In the light of our story it is a wonderful thing to live life in the palm of God’s mighty and merciful hands (Isa. 49:14-16). It is a beautiful thing to face each day knowing that God has things in hand (Psa. 145:16; Isa. 48:13). Life is not governed by the cold hand of fate, but by the nailed-pierced hands of a living and loving Creator. The Bible tell us that our times are in His hand (Psa. 31:15); our success is in His hand (Neh. 2:18; Ezra 7:28); our eternal security is in His hand (John 10:28-29); our leaders are in His hand (Prov. 21:1); life and death is in His hand (Job 12:9-10); the future of the Church is in His hand (Rev. 1:19-20); and our every movement is in God’s hand (Psa. 139:7-10). The Christian is in good hands!

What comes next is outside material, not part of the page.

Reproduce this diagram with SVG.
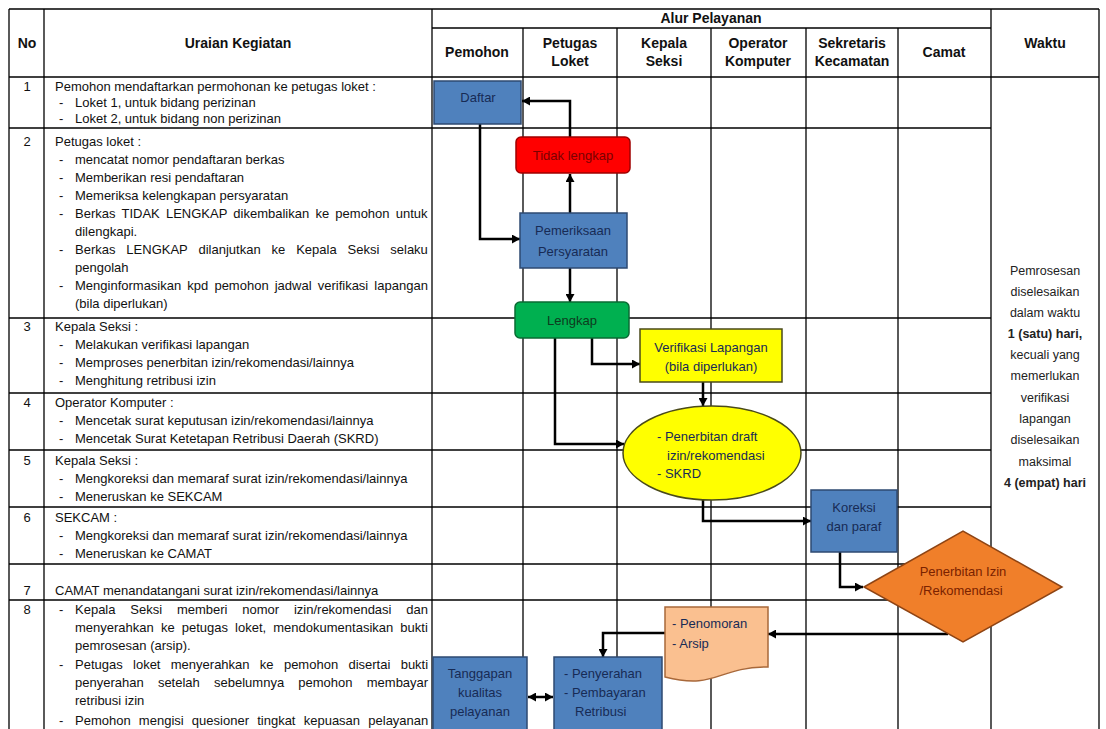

Yet, the temptation that comes to each one of us in life is to take things in hand in a way that dishonors God, believing that we are the master of our own fate and the captain of our own souls. Whether in the pursuit of success, or in the management of a crisis, we can quickly believe we are the deciding factor in achieving the right outcome in life. But that is a mistake. We need to remember that a little bit more of God makes up for a great deal less of us. We need to remember to be still and know that God has all things, all the time, in hand (Psalm. 46:10). Nothing is out of control that seems out of control. The words “be still” literally mean “to drop your hands, to take your hands off, to relax.” In other words, when we have done what our hand finds to do, and done it to the best of our ability, we need to take our hands off of life’s situations, and permit God to take over, remembering we are in good hands. His hand is bigger and better than ours (Deut. 7:17-19; Psa. 89:13).
In his book This is the Life, Warren Wiersbe has some very helpful words on this matter of being still. He writes, “. . . we must remember three orders given in the Bible: ‘Stand still’ (Ex. 14:13), ‘Sit still’ (Ruth 3:18), and ‘Be still’ (Ps. 46:10). If we ‘stand still,’ God can go before us and prepare the way, as He did for Israel when they crossed the Red Sea. If we ‘sit still,’ God can work for us and accomplish His perfect will, as He did for Ruth. If we will ‘be still,’ the Lord will be our refuge and strength in times of trouble, and everything will work out for His glory and our good.” Amen and amen!
Remember today, in whatever you face, that you are in exceptionally good hands! Having done your duty, take your hands off the situation and leave the outcome to God.